The Strad’s editor Charlotte Smith introduces the September 2021 issue
Since Japanese violinist and pedagogue Shinichi Suzuki first launched his revolutionary string method in 1945, it has enjoyed unparalleled popularity around the globe. Not without its controversies – accused by some of producing robotic, massed performances and neglecting fundamental skills such as sightreading – it is generally now accepted as a legitimate and successful teaching system, more the victim of misapprehension than any real deficiencies in its philosophy. What has never been in doubt is the love of music making at the heart of Suzuki, its inclusion of parents and family in the learning process, and the core egalitarian belief that every child is capable of being talented.
On page 28 Samara Ginsberg speaks to current teachers and former pupils about the impact and growth of the method since the turn of the millennium, while on page 37, pedagogue Helen Brunner describes her personal experiences of studying with Suzuki, and reveals the master’s approach to tone production, with reference to his exercises and diagrams. Plus, this month’s Technique article on page 102 features teaching tips from Naperville Suzuki School instructor Edward Kreitman, who addresses common misunderstandings of primary Suzuki techniques and materials.

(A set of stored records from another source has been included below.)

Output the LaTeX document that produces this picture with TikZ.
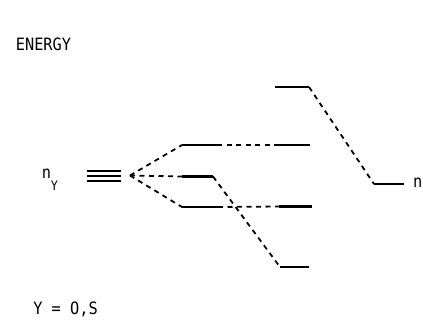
\documentclass[tikz,border=0pt]{standalone}
\usepackage{fontspec}
\newfontfamily\plotfont[FakeStretch=0.9]{DejaVu Sans Mono}
\begin{document}
\begin{tikzpicture}[x=1pt,y=-1pt,
  level/.style={line width=2.5pt},
  conn/.style={line width=1.8pt,dash pattern=on 5pt off 4.5pt},
  lbl/.style={inner sep=0pt,font=\plotfont\fontsize{17}{19}\selectfont},
  sub/.style={inner sep=0pt,font=\plotfont\fontsize{13}{15}\selectfont}]
\useasboundingbox (0,0) rectangle (423,322);
% labels
\node[lbl] (energy) at (43.5,44.5) {ENERGY};
\node[lbl] (nlab) at (46.5,173.5) {n};
\node[sub] (ysub) at (54.5,185.5) {Y};
\node[lbl] (ylab) at (65.5,309.5) {Y = O,S};
% degenerate level
\coordinate (t1L) at (87,170.5); \coordinate (t1R) at (121,170.5);
\coordinate (t2L) at (87,175.5); \coordinate (t2R) at (121,175.5);
\coordinate (t3L) at (87,180.5); \coordinate (t3R) at (121,180.5);
\draw[level,line width=2pt] (t1L) -- (t1R);
\draw[level,line width=2pt] (t2L) -- (t2R);
\draw[level,line width=2pt] (t3L) -- (t3R);
\coordinate (src) at (130,175.5);
% split levels
\coordinate (aL) at (182,145); \coordinate (aR) at (217,145);
\coordinate (bL) at (182,176.5); \coordinate (bR) at (213,176.5);
\coordinate (cL) at (182,207); \coordinate (cR) at (218,207);
\draw[level] (aL) -- (aR);
\draw[level] (bL) -- (bR);
\draw[level] (cL) -- (cR);
% right levels
\coordinate (dL) at (279,145); \coordinate (dR) at (310,145);
\coordinate (eL) at (279,206.5); \coordinate (eR) at (312,206.5);
\coordinate (fL) at (280,267); \coordinate (fR) at (309,267);
\coordinate (gL) at (275,87); \coordinate (gR) at (309,87);
\coordinate (hL) at (374,184); \coordinate (hR) at (404,184);
\draw[level] (dL) -- (dR);
\draw[level] (eL) -- (eR);
\draw[level] (fL) -- (fR);
\draw[level] (gL) -- (gR);
\draw[level] (hL) -- (hR);
\node[lbl,anchor=west] (nr) at (413,182.5) {n};
% connectors
\draw[conn] (src) -- (aL);
\draw[conn] (src) -- (bL);
\draw[conn] (src) -- (cL);
\draw[conn] (aR) -- (dL);
\draw[conn] (cR) -- (eL);
\draw[conn] (bR) -- (fL);
\draw[conn] (gR) -- (hL);
\end{tikzpicture}
\end{document}
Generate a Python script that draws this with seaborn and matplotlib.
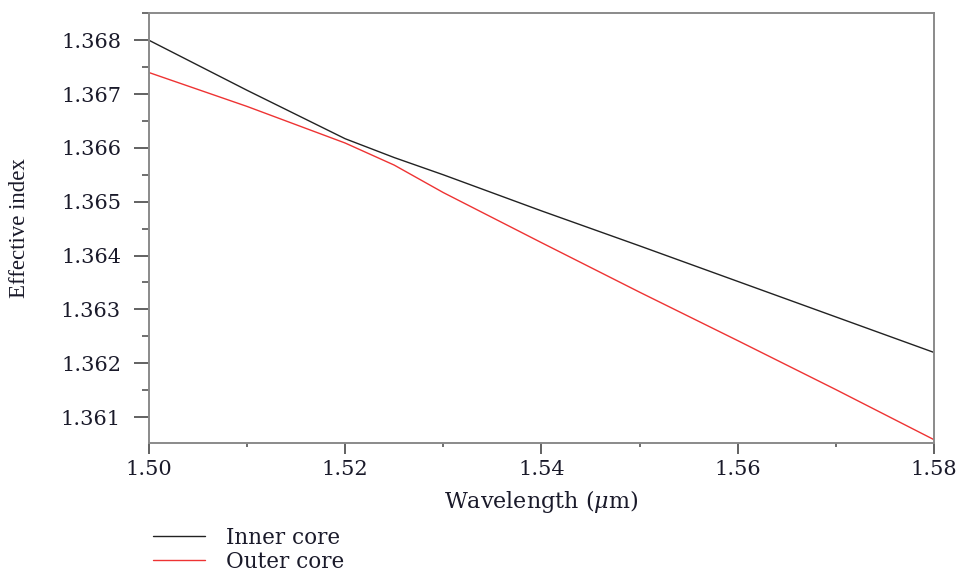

Elsewhere in this education-themed issue, Royal Conservatoire of The Hague professor Walter Reiter argues on page 40 that historically informed performance – beyond the works of Bach – should no longer be regarded as a specialist area of musical study; rather it provides an essential foundation to mastering all styles and genres. Naomi Yandell’s Opinion piece on page 26, meanwhile, makes the case for incorporating humour into instrumental lessons as a way of diffusing tension and encouraging relaxed and enjoyable playing. Finally, learning is also at the heart of Sebastian Gonzalez’s article on violin making and artificial intelligence (page 58). Here he demonstrates how the technology could help to predict an instrument’s tone quality before even the first piece of wood has been cut.